Regular readers probably know that every summer I try to follow up on at least a few of the free concerts that are presented in Yerba Buena Gardens as part of the Yerba Buena Gardens Festival (YBGF). This year YBGF is launching a mini-series within the festival called Let’s Go Salsa@Jessie. This series will present one concert every month between this month and September, each of which will present a different combo with its own take on salsa style. As the name suggests, these performances will not take place on the “main stage” in Yerba Buena Gardens. Instead, they will be across the street in Jessie Square at 736 Mission Street. All performances will take place on a Thursday evening beginning at 6 p.m. and running for about 90 minutes. A brief summary of the dates and performers is as follows:
May 17: The series will begin with the Cabanijazz Project, named for its founder, conga player Javier Cabanillas. Born in Mexico, Cabanillas is now lives in the Bay Area and recently received a GRAMMY Award for his work with the Oakland-based Pacific Mambo Orchestra. For the Cabanijazz Project he has assembled a nine-piece band, which has recorded ten of his original compositions for an album soon to be released. For this performance the group will be joined by two of the Pacific Mambo vocalists, Omar Ledezma Jr. and Christelle Durandy.

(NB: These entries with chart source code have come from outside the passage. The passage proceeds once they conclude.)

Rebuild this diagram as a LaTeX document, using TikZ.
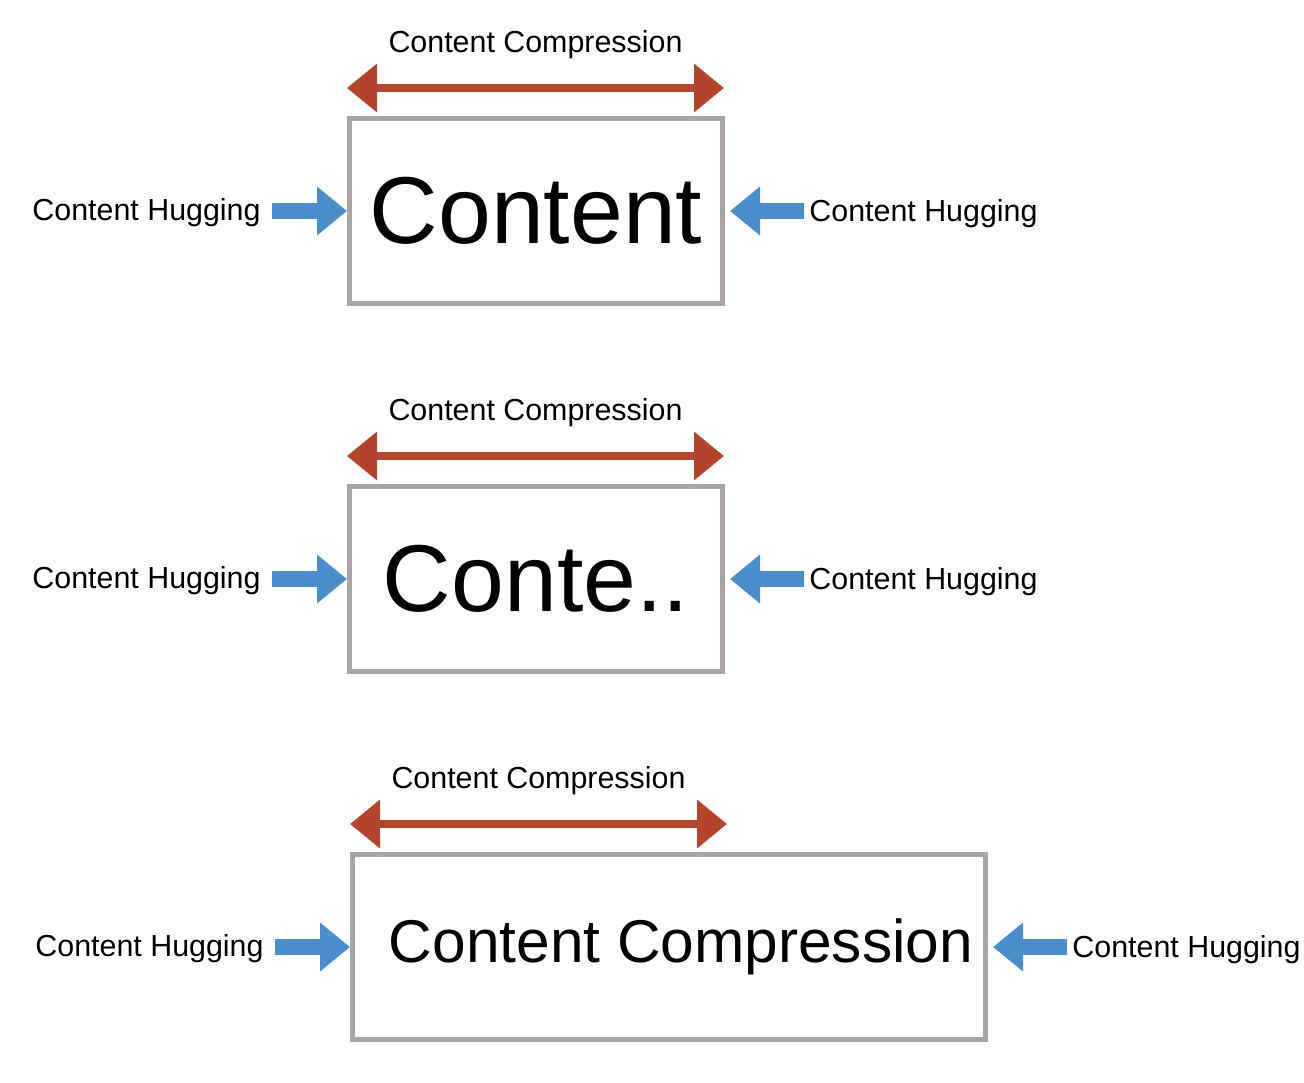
\documentclass[tikz,border=0pt]{standalone}
\usepackage{fontspec}
\setmainfont{Liberation Sans}
\usetikzlibrary{arrows.meta,positioning,calc,shadows}
\definecolor{hugblue}{HTML}{4A8FCB}
\definecolor{compred}{HTML}{B5442F}
\definecolor{boxgray}{HTML}{A9A5A5}
\tikzset{
  lbl/.style={font=\fontsize{15.2}{18}\selectfont,inner sep=0pt},
  contentbox/.style={draw=boxgray,line width=2.5pt,fill=white,minimum height=92.5pt,inner sep=0pt,
    drop shadow={shadow xshift=1.2pt,shadow yshift=-1.2pt,opacity=.3}},
  hug/.style={hugblue,line width=8pt,-{Triangle[length=15pt,width=23.5pt]}},
  comp/.style={compred,line width=3.6pt,{Triangle[length=15pt,width=23.5pt]}-{Triangle[length=15pt,width=23.5pt]}},
}

\begin{document}
\begin{tikzpicture}[x=0.5pt,y=-0.5pt]
	\useasboundingbox (0,0) rectangle (1304,1082);
	\node[contentbox,minimum width=186.5pt,font=\fontsize{47.5}{50}\selectfont] (box1) at (536,211) {Content};
	\node[contentbox,minimum width=186.5pt,font=\fontsize{47.5}{50}\selectfont] (box2) at (536,579) {Conte..};
	\node[contentbox,minimum width=316.5pt,font=\fontsize{30.2}{34}\selectfont] (box3) at (669,947) {\hspace*{12pt}Content Compression};
	\foreach \b in {box1,box2,box3}{
		\draw[comp] ($(\b.north west)+(0,-28)$) coordinate (\b-cl) -- ($(\b.north west)+(377,-28)$) coordinate (\b-cr);
		\node[lbl] (\b-top) at ($(\b-cl)!.5!(\b-cr)+(0,-43)$) {Content Compression};
		\draw[hug] ($(\b.west)+(-75,0)$) coordinate (\b-hl) -- (\b.west);
		\node[lbl,left=5.5pt of \b-hl,yshift=-1pt] (\b-left) {Content Hugging};
		\draw[hug] ($(\b.east)+(79,0)$) coordinate (\b-hr) -- ($(\b.east)+(5,0)$);
		\node[lbl,right=2.5pt of \b-hr,yshift=-1.5pt] (\b-right) {Content Hugging};
	}
\end{tikzpicture}
\end{document}
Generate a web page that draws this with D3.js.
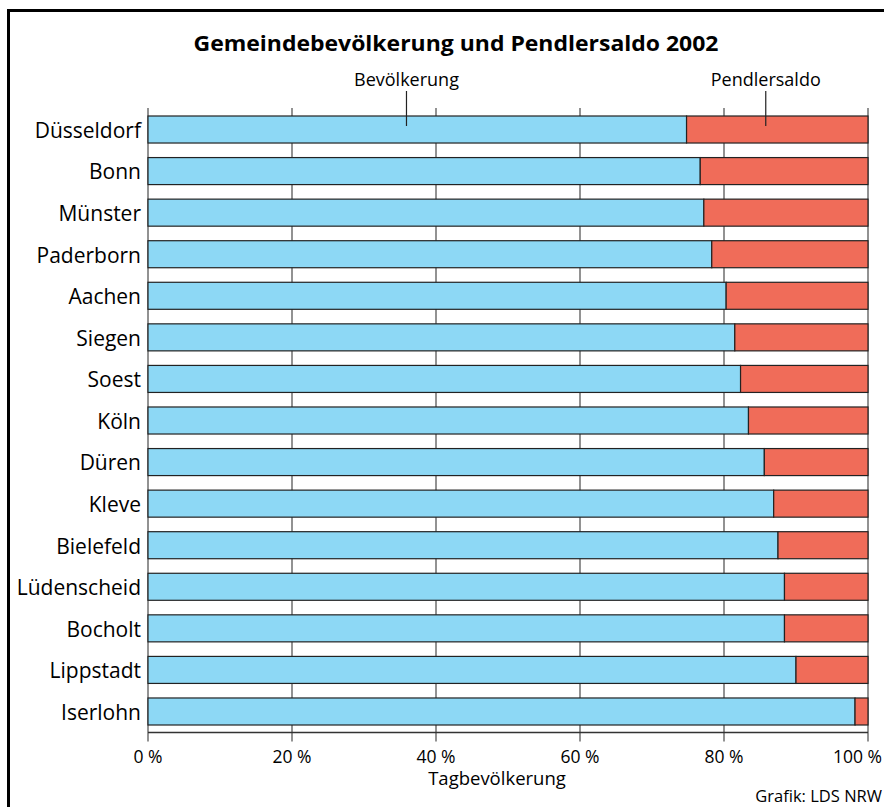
<!DOCTYPE html>
<html>
<head>
<meta charset="utf-8">
<script src="https://cdn.jsdelivr.net/npm/d3@7"></script>
<style>
  html, body { margin: 0; padding: 0; background: #fff; }
  svg { display: block; font-family: "Open Sans", "Noto Sans", sans-serif; }
</style>
</head>
<body>
<svg id="chart" width="884" height="807"></svg>
<script>
// Gemeinden, sortiert nach Anteil der Wohnbevölkerung an der Tagbevölkerung
const cities = ["Düsseldorf", "Bonn", "Münster", "Paderborn", "Aachen", "Siegen", "Soest",
  "Köln", "Düren", "Kleve", "Bielefeld", "Lüdenscheid", "Bocholt", "Lippstadt", "Iserlohn"];
// Anteil Bevölkerung an der Tagbevölkerung (%)
const bevoelkerung = [74.8, 76.7, 77.2, 78.3, 80.3, 81.5, 82.3, 83.4, 85.6, 86.9, 87.5, 88.4, 88.4, 90.0, 98.2];
// Anteil Pendlersaldo an der Tagbevölkerung (%)
const pendlersaldo = [25.2, 23.3, 22.8, 21.7, 19.7, 18.5, 17.7, 16.6, 14.4, 13.1, 12.5, 11.6, 11.6, 10.0, 1.8];
const tickValues = [0, 20, 40, 60, 80, 100];
const seriesNames = ["Bevölkerung", "Pendlersaldo"];
const colors = ["#8dd8f5", "#f06c59"];

const svg = d3.select("#chart");

// Rahmen
svg.append("rect")
  .attr("x", 8.5).attr("y", 10.5)
  .attr("width", 900).attr("height", 900)
  .attr("fill", "none").attr("stroke", "#000").attr("stroke-width", 3);

const x = d3.scaleLinear().domain([0, 100]).range([148, 868]);
const y = d3.scaleBand().domain(cities).range([116, 725]).paddingInner(0.35).paddingOuter(0);

// Titel
svg.append("text")
  .attr("x", 456).attr("y", 51)
  .attr("text-anchor", "middle")
  .attr("font-weight", "bold").attr("font-size", 21)
  .attr("textLength", 525).attr("lengthAdjust", "spacingAndGlyphs")
  .text("Gemeindebevölkerung und Pendlersaldo 2002");

// Gitterlinien
const gridTop = 108, axisY = 732.5;
svg.append("g").selectAll("line").data(tickValues).join("line")
  .attr("x1", d => x(d)).attr("x2", d => x(d))
  .attr("y1", gridTop).attr("y2", axisY + 9)
  .attr("stroke", "#6e6e6e").attr("stroke-width", 1.5);

// Achsenlinie unten
svg.append("line")
  .attr("x1", x(0)).attr("x2", x(100))
  .attr("y1", axisY).attr("y2", axisY)
  .attr("stroke", "#333").attr("stroke-width", 1.5);

// Gestapelte Balken
const stackData = cities.map((c, i) => ({ city: c, Bevölkerung: bevoelkerung[i], Pendlersaldo: pendlersaldo[i] }));
const stacked = d3.stack().keys(seriesNames)(stackData);

svg.append("g").selectAll("g").data(stacked).join("g")
  .attr("fill", (d, i) => colors[i])
  .selectAll("rect").data(d => d).join("rect")
  .attr("x", d => x(d[0]))
  .attr("y", d => y(d.data.city))
  .attr("width", d => x(d[1]) - x(d[0]))
  .attr("height", y.bandwidth())
  .attr("stroke", "#222").attr("stroke-width", 1.2);

// Kategorienbeschriftung
svg.append("g").selectAll("text").data(cities).join("text")
  .attr("x", 141)
  .attr("y", d => y(d) + y.bandwidth() / 2)
  .attr("dy", "0.4em")
  .attr("text-anchor", "end")
  .attr("font-size", 21)
  .text(d => d);

// Achsenbeschriftung (letzte Marke rechtsbündig am Rand)
svg.append("g").selectAll("text").data(tickValues).join("text")
  .attr("x", d => d === 100 ? 882 : x(d))
  .attr("y", 763)
  .attr("text-anchor", d => d === 100 ? "end" : "middle")
  .attr("font-size", 17.5)
  .text(d => d + " %");

svg.append("text")
  .attr("x", 497).attr("y", 785)
  .attr("text-anchor", "middle")
  .attr("font-size", 18.5)
  .text("Tagbevölkerung");

svg.append("text")
  .attr("x", 882).attr("y", 802)
  .attr("text-anchor", "end")
  .attr("font-size", 16.5)
  .text("Grafik: LDS NRW");

// Legendenbeschriftung mit Hinweislinien
const legendX = [x(35.9), x(85.8)];
const legend = svg.append("g");
legend.selectAll("text").data(seriesNames).join("text")
  .attr("x", (d, i) => legendX[i])
  .attr("y", 86)
  .attr("text-anchor", "middle")
  .attr("font-size", 18)
  .text(d => d);
legend.selectAll("line").data(seriesNames).join("line")
  .attr("x1", (d, i) => legendX[i]).attr("x2", (d, i) => legendX[i])
  .attr("y1", 91).attr("y2", 126)
  .attr("stroke", "#222").attr("stroke-width", 1.2);
</script>
</body>
</html>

June 21: Bululú is another nine-piece combo, this one led by percussionist and vocalist Lali Mejia. Mejia is from Venezuela, and he named his band after a common noun used there to describe a gathering that generates excitement. Mejia’s music director is Mexican-born string expert Jose Roberto Hernandez. Ledezma is also a member of this group, contributing to the percussion work as well as providing vocals. The other performers are Ruthie Dineen (piano), Miguel Govea (trumpet), Fernanda Bustamante (violin and vocals), Lichi Fuentes (percussion and vocals), Norma Kansau (vocals), and Ayla Davila (bass).
July 19: Pellejo Seco is a Cuban band based in the Bay Area, founded in the East Bay by Ivan Camblor. Growing up in Havana in the Eighties, Camblor was influenced by the earlier generation of performers that were active prior to the revolution. Thus, it would be fair to call his approach “Cuban roots.” The band released its first album, entitled Engánchate (grab on), in 2006.
August 16: Nicaraguan-American percussionist Annette A. Aguilar leads a Brazilian-Latin combo called StringBeans. The group has recorded three albums. It has also made three international tours under the auspices of the United States State Department serving as Latin Jazz Ambassadors.
September 20: The series will wrap up with vocalist Manny Martinez. Martinez comes from New York and spent his teens in Puerto Rico. However, he is now based in the Bay Area, where he plays a central role in the alternative music scene. Thus, there series is likely to conclude by venturing away from traditional approaches out to what this site usually called the “bleeding edge.”